Multi-Realism Image Compression with a Conditional Generator
This addresses concerns for users of generative compression methods who need reliable reconstructions without misleading details, offering incremental improvements in control and performance.
The paper tackles the lack of explicit control over detail synthesis in generative image compression, which can produce misleading reconstructions, by introducing a decoder that allows users to navigate the distortion-realism trade-off from a single compressed representation. It sets a new state-of-the-art in distortion-realism, achieving better distortions at high realism and better realism at low distortion than previous methods.

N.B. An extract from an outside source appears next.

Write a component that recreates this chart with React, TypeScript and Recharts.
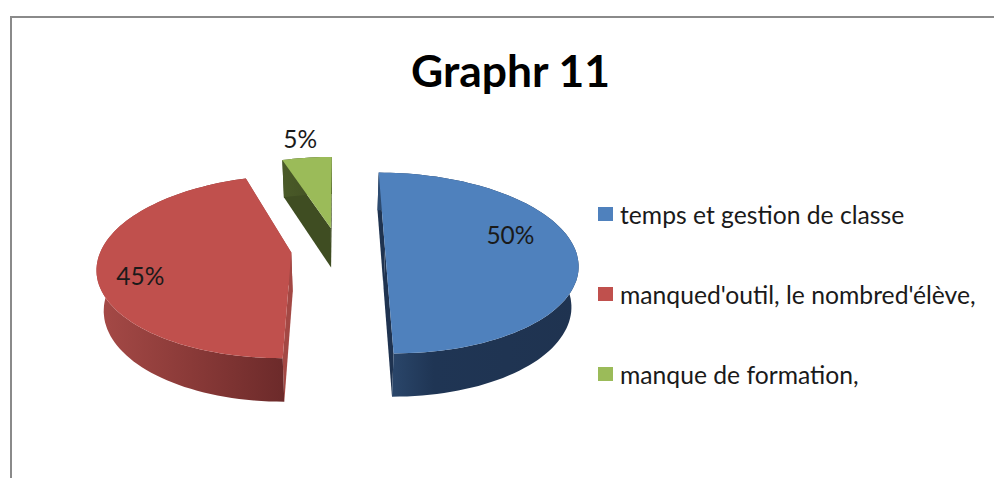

By optimizing the rate-distortion-realism trade-off, generative compression approaches produce detailed, realistic images, even at low bit rates, instead of the blurry reconstructions produced by rate-distortion optimized models. However, previous methods do not explicitly control how much detail is synthesized, which results in a common criticism of these methods: users might be worried that a misleading reconstruction far from the input image is generated. In this work, we alleviate these concerns by training a decoder that can bridge the two regimes and navigate the distortion-realism trade-off. From a single compressed representation, the receiver can decide to either reconstruct a low mean squared error reconstruction that is close to the input, a realistic reconstruction with high perceptual quality, or anything in between. With our method, we set a new state-of-the-art in distortion-realism, pushing the frontier of achievable distortion-realism pairs, i.e., our method achieves better distortions at high realism and better realism at low distortion than ever before.